O servidor público Paulo Roberto, 58 anos, viu nesse tipo de empréstimo uma oportunidade para se livrar das dívidas. "Resolvi dar o apartamento onde moro, na Asa Sul, como garantia para pagar outros débitos, como empréstimos consignados e cartão de crédito, que estavam me sufocando", conta. Para ele, a maior vantagem é concentrar as faturas em uma só. Mas, apesar de serem os menores juros do mercado, os juros deveriam ser mais baixos, avalia ele. "O banco tem garantia total de que vai receber o dinheiro. Não há risco de calote", opina.

Os bancos podem emprestar a taxas mais baixas porque o risco é reduzido — eles recebem uma garantia real, com base na alienação fiduciária. O valor médio emprestado é em torno de R$ 135 mil a R$ 140 mil, para pagamento entre 10 e 15 anos, em média. Atualmente, os valores dos imóveis dados em garantia giram em torno de R$ 350 mil. O diretor da Caixa reconhece que a segurança dos bancos está na alienação fiduciária. O imóvel fica registrado em nome do banco até a quitação do contrato. Em caso de inadimplência, a instituição pode levar o bem a leilão para angariar os valores necessários à liquidação da dívida. O que sobra é devolvido ao cliente.

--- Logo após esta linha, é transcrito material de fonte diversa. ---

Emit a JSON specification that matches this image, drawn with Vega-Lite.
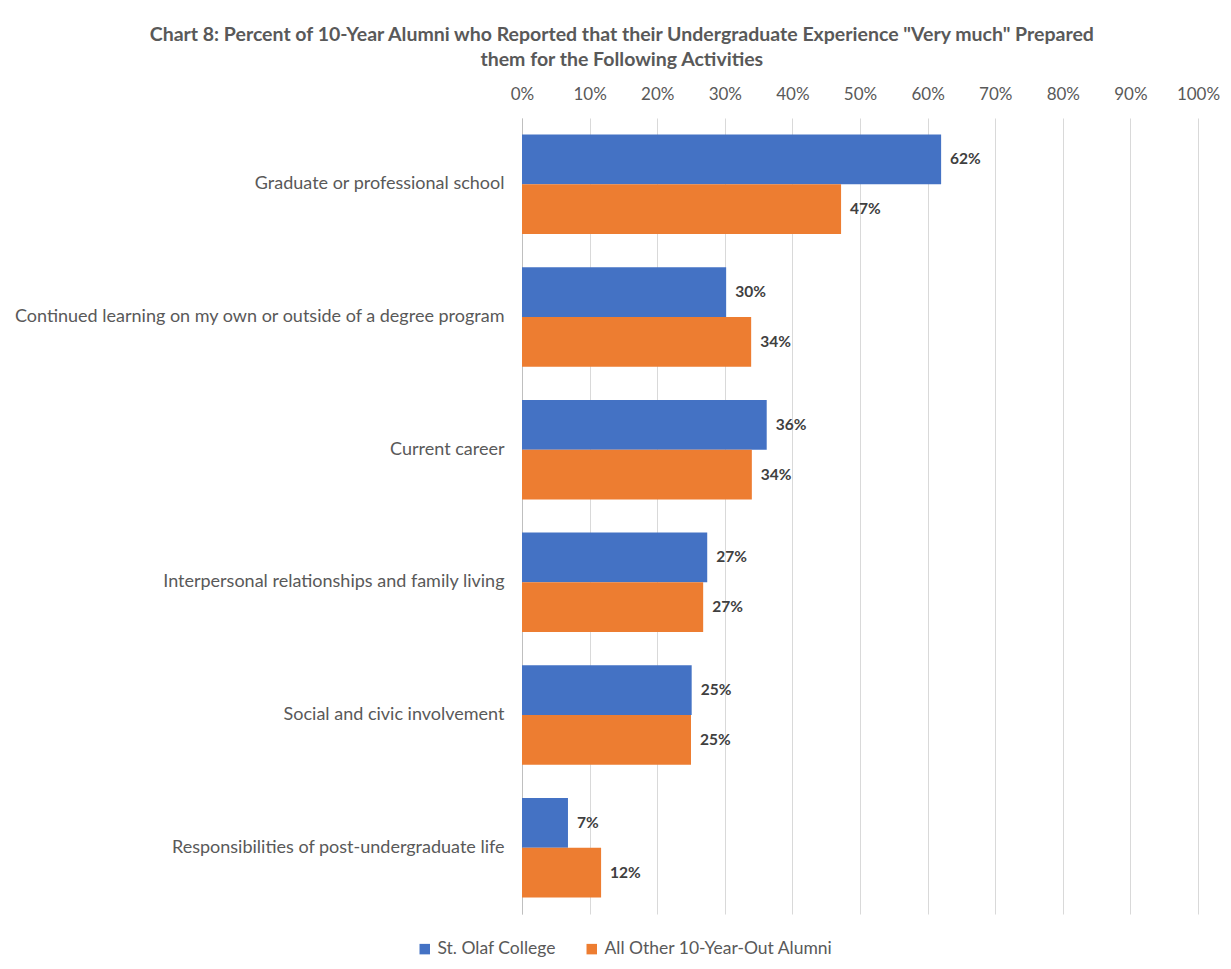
{
  "$schema": "https://vega.github.io/schema/vega-lite/v6.json",
  "width": 676,
  "height": 796,
  "padding": {"left": 12, "top": 24, "right": 20, "bottom": 10},
  "background": "white",
  "title": {
    "text": ["Chart 8: Percent of 10-Year Alumni who Reported that their Undergraduate Experience \"Very much\" Prepared", "them for the Following Activities"],
    "anchor": "middle",
    "frame": "bounds",
    "font": "Lato",
    "fontSize": 19.5,
    "fontWeight": "bold",
    "color": "#595959",
    "lineHeight": 25,
    "offset": 15,
    "dx": 6
  },
  "config": {
    "font": "Lato",
    "view": {"stroke": null}
  },
  "data": {
    "values": [
      {"activity": "Graduate or professional school", "series": "St. Olaf College", "value": 0.62},
      {"activity": "Graduate or professional school", "series": "All Other 10-Year-Out Alumni", "value": 0.472},
      {"activity": "Continued learning on my own or outside of a degree program", "series": "St. Olaf College", "value": 0.302},
      {"activity": "Continued learning on my own or outside of a degree program", "series": "All Other 10-Year-Out Alumni", "value": 0.339},
      {"activity": "Current career", "series": "St. Olaf College", "value": 0.362},
      {"activity": "Current career", "series": "All Other 10-Year-Out Alumni", "value": 0.34},
      {"activity": "Interpersonal relationships and family living", "series": "St. Olaf College", "value": 0.274},
      {"activity": "Interpersonal relationships and family living", "series": "All Other 10-Year-Out Alumni", "value": 0.268},
      {"activity": "Social and civic involvement", "series": "St. Olaf College", "value": 0.251},
      {"activity": "Social and civic involvement", "series": "All Other 10-Year-Out Alumni", "value": 0.25},
      {"activity": "Responsibilities of post-undergraduate life", "series": "St. Olaf College", "value": 0.068},
      {"activity": "Responsibilities of post-undergraduate life", "series": "All Other 10-Year-Out Alumni", "value": 0.117}
    ]
  },
  "encoding": {
    "y": {
      "field": "activity",
      "type": "nominal",
      "sort": null,
      "scale": {"paddingInner": 0.25, "paddingOuter": 0.125},
      "axis": {
        "title": null,
        "ticks": false,
        "domain": true,
        "domainColor": "#bfbfbf",
        "domainWidth": 1,
        "labelFont": "Lato",
        "labelFontSize": 18,
        "labelColor": "#595959",
        "labelPadding": 18,
        "labelLimit": 600,
        "minExtent": 510,
        "maxExtent": 510
      }
    },
    "yOffset": {
      "field": "series",
      "type": "nominal",
      "sort": ["St. Olaf College", "All Other 10-Year-Out Alumni"]
    },
    "x": {
      "field": "value",
      "type": "quantitative",
      "scale": {"domain": [0, 1], "nice": false},
      "axis": {
        "orient": "top",
        "title": null,
        "format": ".0%",
        "values": [0, 0.1, 0.2, 0.3, 0.4, 0.5, 0.6, 0.7, 0.8, 0.9, 1],
        "domain": false,
        "ticks": false,
        "grid": true,
        "gridColor": "#d9d9d9",
        "gridWidth": 1,
        "labelFlush": false,
        "labelOverlap": false,
        "labelFont": "Lato",
        "labelFontSize": 17,
        "labelColor": "#595959",
        "labelPadding": 15
      }
    }
  },
  "layer": [
    {
      "mark": {"type": "bar"},
      "encoding": {
        "color": {
          "field": "series",
          "type": "nominal",
          "sort": ["St. Olaf College", "All Other 10-Year-Out Alumni"],
          "scale": {"domain": ["St. Olaf College", "All Other 10-Year-Out Alumni"], "range": ["#4472C4", "#ED7D31"]},
          "legend": {
            "title": null,
            "orient": "none",
            "direction": "horizontal",
            "legendX": -106,
            "legendY": 822,
            "symbolType": "square",
            "symbolSize": 110,
            "symbolStrokeWidth": 0,
            "symbolOpacity": 1,
            "labelFont": "Lato",
            "labelFontSize": 17.5,
            "labelLimit": 400,
            "labelColor": "#595959",
            "labelOffset": 4,
            "columnPadding": 27
          }
        }
      }
    },
    {
      "mark": {"type": "text", "align": "left", "baseline": "middle", "dx": 9, "font": "Lato", "fontSize": 15.5, "fontWeight": "bold", "color": "#404040"},
      "encoding": {
        "text": {"field": "value", "type": "quantitative", "format": ".0%"}
      }
    }
  ]
}
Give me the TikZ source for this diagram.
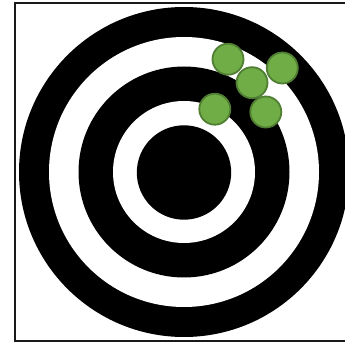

Burocracia A servidora pública Andréa Dutra, 37 anos, usou o crédito obtido na BM Sua Casa para comprar um imóvel para os pais, em Caldas Novas. "Hipotequei meu apartamento em Taguatinga para comprar esse outro", diz. Para ela, o atrativo desse tipo de empréstimo são os juros mais baixos. Foi também o que atraiu a aposentada Vera Lúcia Alves Souza Diniz, 58. Ela pegou empréstimo para construir um galpão de frangos em sua chácara, que foi dada em garantia. "Como eu precisava de uma grande quantia, era a minha única opção", explica. Mas Vera Lúcia prefere a prudência. Embora tenha tido lucro, ela não aconselha o empréstimo. "O melhor mesmo é não ter dívidas", recomenda.

As instituições que oferecem esse tipo de empréstimo afirmam que sua concessão envolve análise de capacidade de pagamento do tomador — não basta apenas ter um imóvel. Os bancos têm acesso a todas as dívidas do consumidor com instituições financeiras no país. O diretor da BM lembra, no entanto, que esse não é o tipo de financiamento para quitar dívidas de curto prazo, por ser mais burocrático. Há avaliação do imóvel e elaboração de um contrato de alienação fiduciária, registrado em cartório, às custas do beneficiado. Por isso, pode levar até um mês para ser concedido. "É para recompor a vida financeira da pessoa e sobrar recursos e não para deixá-la enforcada como antes", diz Mardegan.

Mas a propagação de empréstimos garantidos por imóveis quitados esbarra no receio da repetição, no Brasil, da bolha imobiliária que estourou nos Estados Unidos em 2007. Contudo, aos olhos dos especialistas, aqui a realidade é bem diferente: há regras claras e restrições à proliferação. Os dirigentes da Caixa e da Brazilian Mortgages asseguram que não há como a crise norte-americana, que levou à quebra em cadeia de instituições de créditos, se repetir no Brasil. "Os cenários são bem diferentes. Lá, tem a figura da segunda, da terceira hipoteca, e a supervalorização do imóvel", compara o diretor da Caixa, Humberto Magalhães.

No Brasil, o imóvel só pode ser hipotecado para garantia de empréstimo bancário uma vez. "Aqui, a avaliação é feita por empresas de engenharia cadastradas no Conselho Regional de Engenharia e Arquitetura (Crea), que seguem normas da Associação Brasileira de Normas Técnicas (ABNT). Há critérios de avaliação que a tornam conservadora e extremamente técnica", reforça Mardegan. "Nosso critério é muito científico. Há também limite da cota de financiamento em relação ao valor do imóvel, em torno de 60%", complementa o diretor da Caixa. Nos EUA, chegou-se a conceder empréstimo de 120% sobre o preço do imóvel, lembra Mardegan Junior.

Limite de 30% Os títulos negociados no mercado subprime dos Estados Unidos incluíam todo tipo de dívida, de empréstimos com garantia de hipoteca a limites de cartões de crédito concedidos a clientes sem comprovação de renda e muitos já insolventes. A avaliação dos imóveis era feita pelos próprios corretores, que inflavam valores, de forma a incentivar a concessão de novos empréstimos, ainda maiores. Não havia limite de comprometimento de renda para obter crédito, o que só aumentou o superendividamento da população. No Brasil, qualquer financiamento não pode passar de 30% do imóvel dado em garantia.